January 8, 2019
It’s a well-recognized fact that before and after photos play an important role when patients are choosing a plastic surgeon. Yet a quick review of any number of plastic surgery practice websites reveals photo galleries of patients posing in inconsistent positions, under poor lighting, wearing a variety of mismatched undergarments. At times the image quality is so bad it is difficult to appreciate the surgical result.
The good news is, you can achieve big improvements with a few easy fixes.
The most effective action you can take is to become a stickler for consistent lighting, positioning, background, and framing.
If the goal is to showcase a surgical or non-surgical procedure outcome, then virtually the only difference between the before and after photo should be the result of the procedure. That means the post-op patient must stand or sit in the exact same spot, at precisely the same angle, at a consistent distance from the camera, and under the same lighting as he or she did for the initial photographs.
How exactly do you or your staff make that happen? Try these 10 tips:
1. Train all staff who take photos on clinical photography standards. There’s more to it than aiming a camera or iPad and pushing the button. Canfield Scientific has a free clinical photography webinar each month that details how to position a patient and frame the photo, as well as how to choose a camera and appropriate lighting.
2. If you don’t have a dedicated photo room, be sure that each exam room has a blue or gray wall or hanging backdrop that contrasts nicely with all skin tones.
3. Purchase a positioning mat or put markings on the floor to indicate where a patient is to place his or her feet for each of the standard front, side, and oblique angles.
4. Use photo software with a ghosting feature that allows the photographer to superimpose the pre-op photo onto the screen, to ensure the patient is in the exact same position for the post-op photo.
5. Provide patients with a hair tie or headband to pull hair back from the face.
6. Ask patients to remove jewelry, eyeglasses, and other accessories.
7. Provide makeup remover for patients having skin treatments such as dermabrasion, laser, or a chemical peel. Minimal makeup is otherwise ok.
8. For breast and body photos, ask patients to completely remove their gowns.

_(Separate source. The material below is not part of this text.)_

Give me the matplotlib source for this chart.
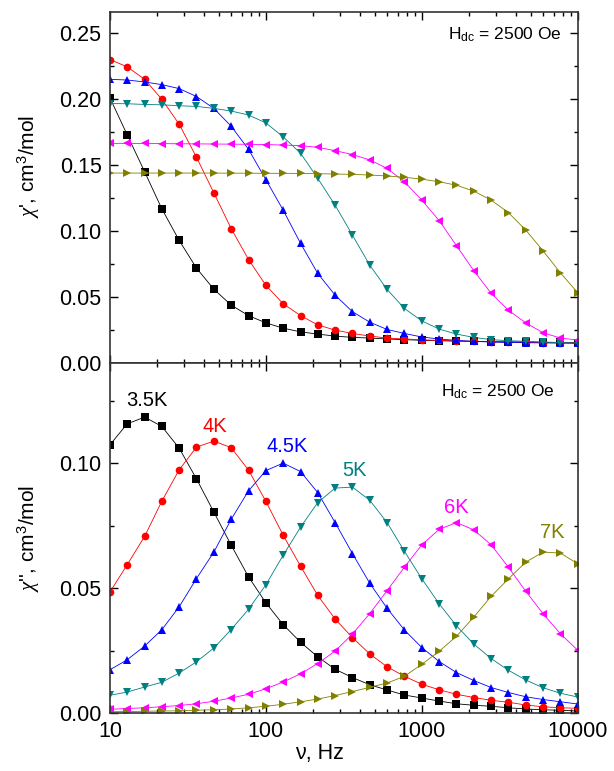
import matplotlib
matplotlib.use("Agg")
import matplotlib.pyplot as plt
from matplotlib.ticker import MultipleLocator, LogLocator, NullFormatter, FixedLocator, FixedFormatter

plt.rcParams["font.family"] = ["Liberation Sans", "DejaVu Sans"]
plt.rcParams["mathtext.fontset"] = "custom"
plt.rcParams["mathtext.rm"] = "Liberation Sans"
plt.rcParams["mathtext.it"] = "Liberation Serif:italic"

# frequencies (Hz)
freq = [10, 12.9, 16.7, 21.5, 27.8, 35.9, 46.4, 59.9, 77.4, 100,
        129, 167, 215, 278, 359, 464, 599, 774, 1000, 1292,
        1668, 2154, 2783, 3594, 4642, 5995, 7743, 10000]

temps = ["3.5K", "4K", "4.5K", "5K", "6K", "7K"]
colors = ["#000000", "#ff0000", "#0000ff", "#008080", "#ff00ff", "#808000"]
markers = ["s", "o", "^", "v", "<", ">"]

# chi' (cm3/mol)
chi1_35 = [0.201, 0.173, 0.145, 0.117, 0.093, 0.072, 0.056, 0.044, 0.036, 0.0305,
           0.0265, 0.0237, 0.022, 0.0205, 0.0195, 0.019, 0.0183, 0.0178, 0.0173, 0.017,
           0.0167, 0.0165, 0.0163, 0.0161, 0.016, 0.0158, 0.0157, 0.0155]
chi1_4 = [0.230, 0.2245, 0.215, 0.200, 0.181, 0.156, 0.129, 0.102, 0.0785, 0.059,
          0.045, 0.036, 0.029, 0.025, 0.0225, 0.0205, 0.019, 0.0183, 0.0177, 0.0172,
          0.0168, 0.0165, 0.0162, 0.016, 0.0158, 0.0156, 0.0155, 0.0153]
chi1_45 = [0.215, 0.2145, 0.213, 0.211, 0.208, 0.202, 0.193, 0.1795, 0.162, 0.139,
           0.116, 0.0907, 0.068, 0.0515, 0.039, 0.031, 0.0255, 0.0225, 0.0198, 0.0183,
           0.0172, 0.0165, 0.016, 0.0157, 0.0155, 0.0153, 0.0152, 0.015]
chi1_5 = [0.1967, 0.1965, 0.196, 0.1957, 0.195, 0.1945, 0.193, 0.191, 0.188, 0.182,
          0.1715, 0.159, 0.140, 0.1197, 0.097, 0.0742, 0.0558, 0.0414, 0.032, 0.0258,
          0.022, 0.0195, 0.0178, 0.017, 0.0165, 0.016, 0.0155, 0.0153]
chi1_6 = [0.1665, 0.1665, 0.1664, 0.1663, 0.1662, 0.1661, 0.166, 0.1659, 0.1658, 0.1656,
          0.1652, 0.1648, 0.1635, 0.161, 0.158, 0.154, 0.1475, 0.1374, 0.1235, 0.108,
          0.089, 0.070, 0.053, 0.040, 0.0305, 0.023, 0.019, 0.0175]
chi1_7 = [0.144, 0.144, 0.144, 0.144, 0.144, 0.144, 0.144, 0.1439, 0.1439, 0.1438,
          0.1438, 0.1437, 0.1435, 0.1433, 0.143, 0.1425, 0.1418, 0.1408, 0.1394, 0.1374,
          0.1348, 0.1303, 0.1235, 0.114, 0.1008, 0.085, 0.0684, 0.0533]

# chi'' (cm3/mol)
chi2_35 = [0.1073, 0.1157, 0.1184, 0.1147, 0.106, 0.0937, 0.0804, 0.0672, 0.0545, 0.0441,
           0.0354, 0.0283, 0.0225, 0.0175, 0.0142, 0.0113, 0.0092, 0.0072, 0.006, 0.0048,
           0.0037, 0.0031, 0.0027, 0.0021, 0.0016, 0.0013, 0.0011, 0.0008]
chi2_4 = [0.0484, 0.0593, 0.0707, 0.0847, 0.0973, 0.1064, 0.1088, 0.1062, 0.0972, 0.0847,
          0.0712, 0.0587, 0.0471, 0.0376, 0.0302, 0.0236, 0.0185, 0.0147, 0.0115, 0.0093,
          0.0075, 0.0062, 0.0051, 0.0043, 0.0032, 0.0025, 0.0021, 0.0019]
chi2_45 = [0.0173, 0.0213, 0.0268, 0.0333, 0.0425, 0.0538, 0.0644, 0.0775, 0.0889, 0.097,
           0.1, 0.0966, 0.0882, 0.0762, 0.0638, 0.0519, 0.0419, 0.0332, 0.0262, 0.0206,
           0.0162, 0.013, 0.0102, 0.0082, 0.0065, 0.0054, 0.0045, 0.0036]
chi2_5 = [0.0071, 0.0084, 0.0104, 0.0123, 0.016, 0.0205, 0.026, 0.0334, 0.0415, 0.0513,
          0.0631, 0.0744, 0.0842, 0.09, 0.0904, 0.0851, 0.0762, 0.0647, 0.0537, 0.0437,
          0.0349, 0.0276, 0.0218, 0.0171, 0.0132, 0.0101, 0.0079, 0.0064]
chi2_6 = [0.0015, 0.0018, 0.0021, 0.0025, 0.003, 0.0037, 0.0047, 0.006, 0.0075, 0.0097,
          0.0124, 0.0157, 0.0198, 0.0248, 0.0316, 0.0398, 0.049, 0.0584, 0.0673, 0.0735,
          0.0762, 0.0733, 0.0673, 0.0583, 0.0487, 0.0397, 0.0317, 0.0251]
chi2_7 = [0.0005, 0.0006, 0.0007, 0.0008, 0.0009, 0.0011, 0.0013, 0.0016, 0.0021, 0.0027,
          0.0035, 0.0045, 0.0056, 0.007, 0.0086, 0.0103, 0.012, 0.0147, 0.0195, 0.0247,
          0.0307, 0.0384, 0.0467, 0.0537, 0.0604, 0.0644, 0.064, 0.0597]

chi1 = [chi1_35, chi1_4, chi1_45, chi1_5, chi1_6, chi1_7]
chi2 = [chi2_35, chi2_4, chi2_45, chi2_5, chi2_6, chi2_7]

# label positions (freq, value) for temperatures in the lower panel
label_x = [17.3, 47, 136, 372, 1675, 6810]
label_y = [0.125, 0.1148, 0.1067, 0.097, 0.0823, 0.0723]

fig = plt.figure(figsize=(6.14, 7.71), dpi=100)
ax1 = fig.add_axes([0.179, 0.529, 0.762, 0.4554])
ax2 = fig.add_axes([0.179, 0.0752, 0.762, 0.4538])

for i in range(6):
  ax1.plot(freq, chi1[i], color=colors[i], marker=markers[i], markersize=5.5,
           linewidth=0.6, markeredgewidth=0)
  ax2.plot(freq, chi2[i], color=colors[i], marker=markers[i], markersize=5.5,
           linewidth=0.6, markeredgewidth=0)
  ax2.text(label_x[i], label_y[i], temps[i], color=colors[i], fontsize=14.5,
           ha="center", va="center")

for ax in [ax1, ax2]:
  ax.set_xscale("log")
  ax.set_xlim(10, 10000)
  ax.xaxis.set_major_locator(FixedLocator([10, 100, 1000, 10000]))
  ax.xaxis.set_minor_locator(LogLocator(base=10, subs=range(2, 10)))
  ax.xaxis.set_minor_formatter(NullFormatter())
  ax.tick_params(which="both", direction="in", top=True, right=True, labelsize=15.5)
  ax.tick_params(which="major", length=6, width=1, pad=6)
  ax.tick_params(which="minor", length=3, width=1)
  for s in ax.spines.values():
    s.set_linewidth(1.2)
    s.set_color("#333333")

ax1.text(0.966, 0.960, r"H$_{\rm dc}$ = 2500 Oe", transform=ax1.transAxes,
         ha="right", va="top", fontsize=12.5)
ax2.text(0.951, 0.943, r"H$_{\rm dc}$ = 2500 Oe", transform=ax2.transAxes,
         ha="right", va="top", fontsize=12.5)

ax1.set_ylim(0, 0.266)
ax1.yaxis.set_major_locator(MultipleLocator(0.05))
ax1.yaxis.set_minor_locator(MultipleLocator(0.025))
ax1.yaxis.set_major_formatter(plt.FormatStrFormatter("%.2f"))
ax1.set_xticklabels([])
ax1.set_ylabel(r"$\chi$', cm$^3$/mol", fontsize=15)

ax2.set_ylim(0, 0.140)
ax2.yaxis.set_major_locator(MultipleLocator(0.05))
ax2.yaxis.set_minor_locator(MultipleLocator(0.025))
ax2.yaxis.set_major_formatter(plt.FormatStrFormatter("%.2f"))
ax2.xaxis.set_major_formatter(FixedFormatter(["10", "100", "1000", "10000"]))
ax2.set_ylabel(r"$\chi$'', cm$^3$/mol", fontsize=15)
ax2.set_xlabel("ν, Hz", fontsize=15.5)

ax1.yaxis.set_label_coords(-0.145, 0.56)
ax2.yaxis.set_label_coords(-0.145, 0.5)
ax2.xaxis.set_label_coords(0.449, -0.085)

fig.savefig("out.png", dpi=100)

9. Decide on a tasteful photo undergarment and use it consistently.
10. Use a camera flash or studio lighting to illuminate the patient without casting shadows.
Once you’ve improved your photographs, give thought as to how and where you display them. A prominently featured gallery on your website is a must. And, don’t forget to view it from your tablet or phone to be sure it’s mobile friendly.
If you’re displaying before and after photos in the office by using cheap binders with photos shoved into plastic sleeves, it’s time to up your game for patient consultations. Create digital galleries using TouchMD or other editing software, or use an online service to create printed and bound photo books.
Update photos regularly and include patients of various ages, skin colors, body types, and genders. Prospective patients want to see before and after photos of patients who look similar to them. Include a short description of the patient’s pertinent background, goals, and the procedure performed to provide further context and relatability.
I’d be remiss if I didn’t remind you to be sure you have the appropriate written consent on file for every patient whose photos you use. Ask a healthcare attorney review the consent form to confirm it meets legal requirements. Or, find a sample photo release available to members of the American Society for Aesthetic Plastic Surgery at www.surgery.org.